-- EXERCISE PROMPT --
Copy out all lines in the data below containing the string "this".

-.-.-

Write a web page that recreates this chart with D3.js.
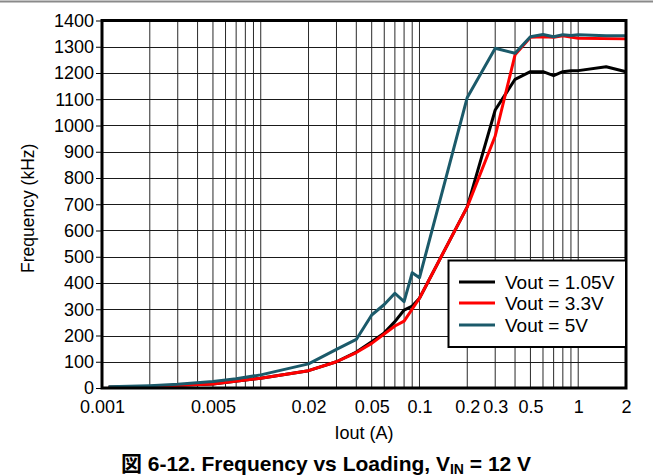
<!DOCTYPE html>
<html><head><meta charset="utf-8">
<script src="https://cdn.jsdelivr.net/npm/d3@7"></script>
<style>
html,body{margin:0;padding:0;background:#fff;}
svg{display:block;font-family:"Liberation Sans",Arial,"Noto Sans CJK JP",sans-serif;}
</style></head>
<body>
<svg id="c" width="653" height="476"></svg>
<script>
// Data
const xTeal = [0.0011,0.002,0.003,0.005,0.007,0.01,0.02,0.03,0.04,0.05,0.06,0.07,0.08,0.09,0.1,0.2,0.3,0.4,0.5,0.6,0.7,0.8,0.9,1,1.5,2];
const vTeal = [5,9,14,25,35,50,92,147,185,278,318,361,329,439,420,1107,1294,1275,1338,1347,1338,1346,1343,1346,1342,1342];
const xRed = [0.0011,0.002,0.005,0.01,0.02,0.03,0.04,0.05,0.07,0.08,0.1,0.2,0.3,0.4,0.5,0.6,0.7,0.8,1,2];
const vRed = [3,6,15,37,66,100,135,170,236,255,342,690,960,1269,1336,1338,1336,1342,1332,1330];
const xBlack = [0.0011,0.002,0.005,0.01,0.02,0.03,0.04,0.05,0.06,0.07,0.08,0.09,0.1,0.2,0.3,0.4,0.5,0.6,0.7,0.8,0.9,1,1.5,2];
const vBlack = [3,6,15,37,66,100,137,176,210,253,297,312,342,690,1059,1176,1205,1205,1190,1205,1209,1209,1224,1205];
const xTickLabels = [0.001,0.005,0.02,0.05,0.1,0.2,0.3,0.5,1,2];
const yTicks = d3.range(0,1401,100);
const seriesNames = ["Vout = 1.05V","Vout = 3.3V","Vout = 5V"];
const seriesColors = ["#000000","#ff0000","#1b5a6a"];

const svg = d3.select("#c");
const L=102, R=626, T=20.5, B=388;
const x = d3.scaleLog().domain([0.001,2]).range([L,R]);
const y = d3.scaleLinear().domain([0,1400]).range([B,T]);

// top rule
svg.append("line").attr("x1",0).attr("x2",653).attr("y1",1.5).attr("y2",1.5).attr("stroke","#8a8a8a").attr("stroke-width",2);

// grid
const gx = [];
for (let d=0.001; d<2; d*=10) for (let k=1;k<10;k++){ const v=d*k; if (v>0.0011 && v<1.99) gx.push(v);}
svg.append("g").selectAll("line").data(gx).join("line")
  .attr("x1",d=>x(d)).attr("x2",d=>x(d)).attr("y1",T).attr("y2",B)
  .attr("stroke","#2a2a2a").attr("stroke-width",1);
svg.append("g").selectAll("line").data(yTicks.slice(1,-1)).join("line")
  .attr("x1",L).attr("x2",R).attr("y1",d=>Math.round(y(d))+0.5).attr("y2",d=>Math.round(y(d))+0.5)
  .attr("stroke","#1a1a1a").attr("stroke-width",1);

// y axis
const ya = d3.axisLeft(y).tickValues(yTicks).tickSize(6).tickPadding(2).tickFormat(d3.format("d"));
const gy = svg.append("g").attr("transform",`translate(${L},0)`).call(ya);
gy.select(".domain").remove();
gy.selectAll("line").attr("stroke","#000").attr("stroke-width",1);
gy.selectAll("text").attr("font-size",18).attr("fill","#000").attr("font-family","Liberation Sans, Arial, sans-serif");

// x axis
const xa = d3.axisBottom(x).tickValues(xTickLabels).tickSize(0).tickPadding(12).tickFormat(d=>String(d));
const gxa = svg.append("g").attr("transform",`translate(0,${B})`).call(xa);
gxa.select(".domain").remove();
gxa.selectAll("text").attr("font-size",18).attr("fill","#000").attr("font-family","Liberation Sans, Arial, sans-serif");

// lines
const line = d3.line().x(d=>x(d[0])).y(d=>y(d[1]));
const data = [d3.zip(xBlack,vBlack), d3.zip(xRed,vRed), d3.zip(xTeal,vTeal)];
data.forEach((d,i)=>{
  svg.append("path").datum(d).attr("d",line).attr("fill","none")
    .attr("stroke",seriesColors[i]).attr("stroke-width",3).attr("stroke-linejoin","round");
});

// frame
svg.append("rect").attr("x",L).attr("y",T).attr("width",R-L).attr("height",B-T)
  .attr("fill","none").attr("stroke","#000").attr("stroke-width",3);

// legend
const lg = svg.append("g");
lg.append("rect").attr("x",448.5).attr("y",260.5).attr("width",R-448.5).attr("height",86.5)
  .attr("fill","#fff").attr("stroke","#000").attr("stroke-width",2);
const ly = [282,303,325];
seriesNames.forEach((n,i)=>{
  lg.append("line").attr("x1",459).attr("x2",495).attr("y1",ly[i]).attr("y2",ly[i])
    .attr("stroke",seriesColors[i]).attr("stroke-width",3);
  lg.append("text").attr("x",505).attr("y",ly[i]+6.5).attr("font-size",19).attr("fill","#000").text(n);
});

// axis titles
svg.append("text").attr("transform",`translate(34,${(T+B)/2+4}) rotate(-90)`)
  .attr("text-anchor","middle").attr("font-size",17.5).attr("fill","#000").text("Frequency (kHz)");
svg.append("text").attr("x",364).attr("y",439).attr("text-anchor","middle")
  .attr("font-size",18).attr("fill","#000").text("Iout (A)");

// caption
const cap = svg.append("text").attr("x",326).attr("y",471).attr("text-anchor","middle")
  .attr("font-size",21).attr("font-weight","bold").attr("fill","#000");
cap.append("tspan").text("図 6-12. Frequency vs Loading, V");
cap.append("tspan").attr("font-size",14).attr("dy",3).text("IN");
cap.append("tspan").attr("dy",-3).text(" = 12 V");
</script>
</body></html>
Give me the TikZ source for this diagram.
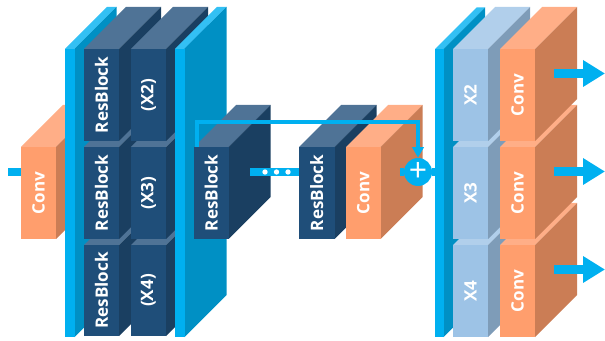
\documentclass[tikz,border=0pt]{standalone}
\usepackage{fontspec}
\setmainfont{Open Sans}
\usetikzlibrary{arrows.meta}
\definecolor{navyF}{HTML}{1F4E79}\definecolor{navyT}{HTML}{4F7396}\definecolor{navyS}{HTML}{1A3F61}
\definecolor{orgF}{HTML}{FF9E6D}\definecolor{orgT}{HTML}{FFAE87}\definecolor{orgS}{HTML}{CB7D55}
\definecolor{skyF}{HTML}{00B0F0}\definecolor{skyT}{HTML}{33C0F4}\definecolor{skyS}{HTML}{0090C4}
\definecolor{lblF}{HTML}{9DC3E6}\definecolor{lblT}{HTML}{B1CFEB}\definecolor{lblS}{HTML}{7E9CB8}
\tikzset{
  facelabel/.style={anchor=north west,inner sep=0pt,outer sep=0pt,text=white,font=\fontsize{12.8}{15}\selectfont\bfseries},
  stub/.style={draw=skyF,line width=6pt},
  skipline/.style={draw=skyF,line width=2.6pt,-{Triangle[width=8.5pt,length=8pt]}},
  outarrow/.style={draw=skyF,line width=6.8pt,-{Triangle[width=19pt,length=16.5pt]}},
  plusnode/.style={circle,fill=skyF,minimum size=21pt,inner sep=0pt,text=white,font=\fontsize{24}{24}\selectfont},
  dotmark/.style={fill=white}
}
\newcommand{\blk}[8]{%
  \fill[#7T] (#2,#3) -- ++(#6,-#6) -- ++(#4,0) -- ++(-#6,#6) -- cycle;
  \fill[#7S] (#2,#3) ++(#4,0) -- ++(#6,-#6) -- ++(0,#5) -- ++(-#6,#6) -- cycle;
  \node[facelabel,fill=#7F,minimum width=#4*0.75pt,minimum height=#5*0.75pt] (#1) at (#2,#3) {\rotatebox{90}{#8}};
}
\begin{document}
\begin{tikzpicture}[x=0.75pt,y=-0.75pt]
\useasboundingbox (0,0) rectangle (605,341);
% input conv
\coordinate (inL) at (8,172);
\blk{convA}{21}{147}{35}{92}{42}{org}{Conv}
\draw[stub] (inL) -- (inL -| convA.west);
% first panel
\blk{panelA}{65}{49}{9.5}{288}{42}{sky}{}
% ResBlock column
\blk{resC}{84}{245}{35}{91}{42}{navy}{ResBlock}
\blk{resB}{84}{147}{35}{92}{42}{navy}{ResBlock}
\blk{resA}{84}{49}{35}{92}{42}{navy}{ResBlock}
% repeat column
\blk{repC}{131}{245}{35}{91}{42}{navy}{(X4)}
\blk{repB}{131}{147}{35}{92}{42}{navy}{(X3)}
\blk{repA}{131}{49}{35}{92}{42}{navy}{(X2)}
% second panel
\blk{panelB}{175}{49}{9.5}{288}{42}{sky}{}
% middle
\blk{resD}{194}{147}{34.5}{92}{42}{navy}{ResBlock}
\blk{resE}{299}{147}{35.5}{92}{42}{navy}{ResBlock}
\blk{convB}{346}{147}{34.5}{92}{42}{org}{Conv}
\coordinate (dotsL) at (250,172);
\draw[stub] (dotsL) -- (dotsL -| resE.west);
\fill[dotmark] (265,172) circle (2pt) (276.5,172) circle (2pt) (288,172) circle (2pt);
% right panel and columns
\blk{panelC}{435}{49}{8.5}{288}{41.5}{sky}{}
\blk{lblC}{453}{245}{35}{92}{42}{lbl}{X4}
\blk{lblB}{453}{147}{35}{92}{42}{lbl}{X3}
\blk{lblA}{453}{49}{35}{92}{42}{lbl}{X2}
\blk{convE}{500}{245}{35}{92}{42}{org}{Conv}
\blk{convD}{500}{147}{35}{92}{42}{org}{Conv}
\blk{convC}{500}{49}{35}{92}{42}{org}{Conv}
% add node and skip
\node[plusnode] (plus) at (418,172) {+};
\coordinate (plusL) at (400,172);
\draw[stub] (plusL) -- (plus.west);
\draw[stub] (plus.east) -- (plus.east -| panelC.west);
\coordinate (skipS) at (197,147);
\coordinate (skipT) at (197,122);
\draw[skipline] (skipS) -- (skipT) -| (plus.north);
% outputs
\coordinate (outA) at (554,73.5);\coordinate (outAe) at (605,73.5);
\coordinate (outB) at (554,171.5);\coordinate (outBe) at (605,171.5);
\coordinate (outC) at (554,269.5);\coordinate (outCe) at (605,269.5);
\draw[outarrow] (outA) -- (outAe);
\draw[outarrow] (outB) -- (outBe);
\draw[outarrow] (outC) -- (outCe);
\end{tikzpicture}
\end{document}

-.-.-

-- CORRECT RESPONSE --
Write a web page that recreates this chart with D3.js.
Give me the TikZ source for this diagram.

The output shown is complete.